BET Takeover - Deadline: Byron Allen & Tyler Perry Eyeing BET As Paramount Explores Sale Of Majority Stake

Story from Deadline:

Byron Allen said he wants to buy BET as Paramount Global is looking at sale of the asset. He is the second suitor after Tyler Perry, who also is said to have expressed interest.

“Byron Allen is interested in buying BET, and he will be pursuing the acquisition of the network,” a spokesman for the Allen Media Group said in a statement.

PREVIOUSLY: Tyler Perry is eyeing BET Media as parent Paramount Global explores a sale of a majority stake in the division.

Perry, who has a strong relationship with BET CEO Scott Mills as well as Paramount Global CEO Bob Bakish, has expressed interest to Paramount in owning the asset as his own producing deal with BET is coming to an end. He supplies a large portion of the scripted content on BET and BET+, and is a partner with Paramount on the streaming service launched in 2019.

It’s early days and given BET’s iconic status within Black culture and the Black creative community, it could see interest from other Black high-net worth individuals or minority-owned institutions. A person familiar with the situation said Paramount would maintain a minority stake as well as commercial agreements with BET for content across its platforms in any deal.

Paramount has been clear about its desire to explore opportunities to raise cash, including an attempt to sell publisher Simon & Shuster.

Its move with BET Media was first reported in the Wall Street Journal.
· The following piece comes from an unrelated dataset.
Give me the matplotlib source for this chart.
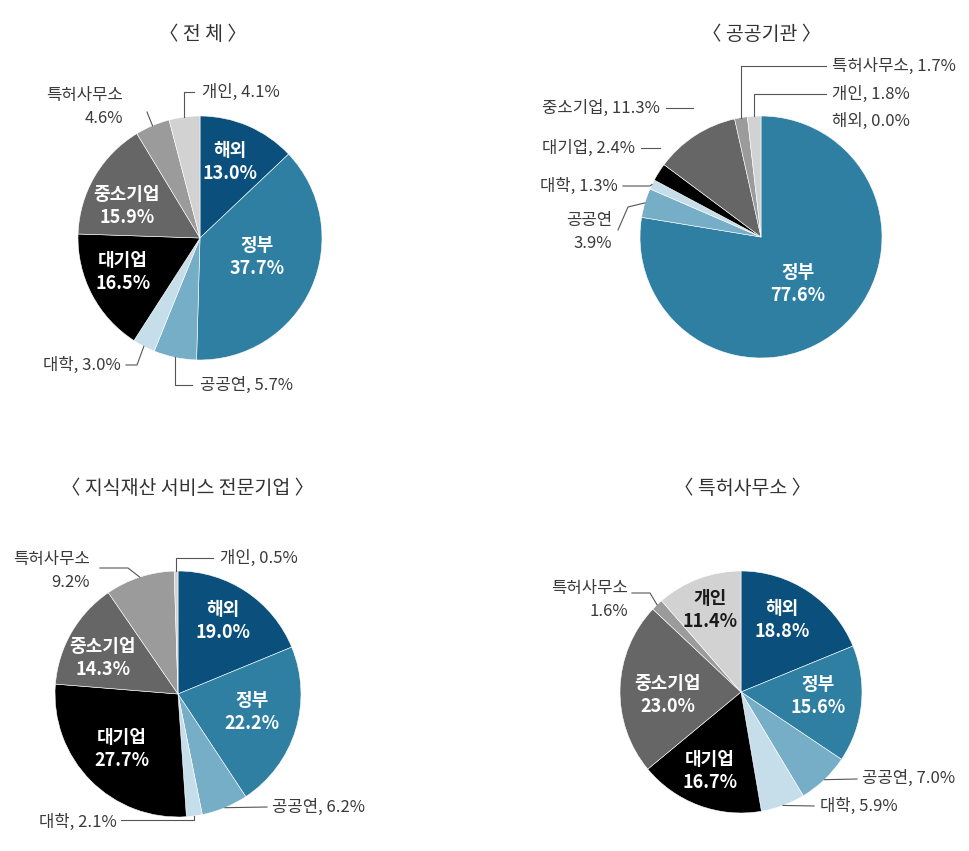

The company declined to comment.

The division includes the BET linear networks, BET+, BET Studios, launched in 2021 with partners Kenya Barris, Rashida Jones and Aaron Rashon Thomas, and VH1, which was moved under the BET umbrella last year.

BET, or Black Entertainment Television, was founded by Robert Johnson in 1980, the first cable channel to cater to Black audiences. It was acquired by Viacom in 2001 in a deal worth $3 billion.

Paramount’s $2.2 billion deal to sell book publisher Simon & Schuster to Penguin Random House fell through on regulatory concerns but it has made clear that’s a noncore asset and remains on the block. In recent years, it sold the CBS NYC headquarters known as Black Rock and website CNet. It declined offers for Showtime, announcing other plans for that asset, namely merging it with Paramount+ in streaming and linear TV.

As the parent pivots to streaming, like most big media companies it’s spending heavily on content and anticipates peak losses in that business this year.

The company declined to comment. Par’s general interest in selling a majority stake in BET was first reported in the Wall Street Journal.

The talks around BET come as M&A chatter is heating up in various pockets of media and entertainment. Lachlan Murdoch said recently that Fox Corp. will be actively pursuing it, WME is looking to sell itself, Hulu may be up for grabs, and Cineworld is marketing its global theatrical assets as it seeks to emerge from bankruptcy, to name a few.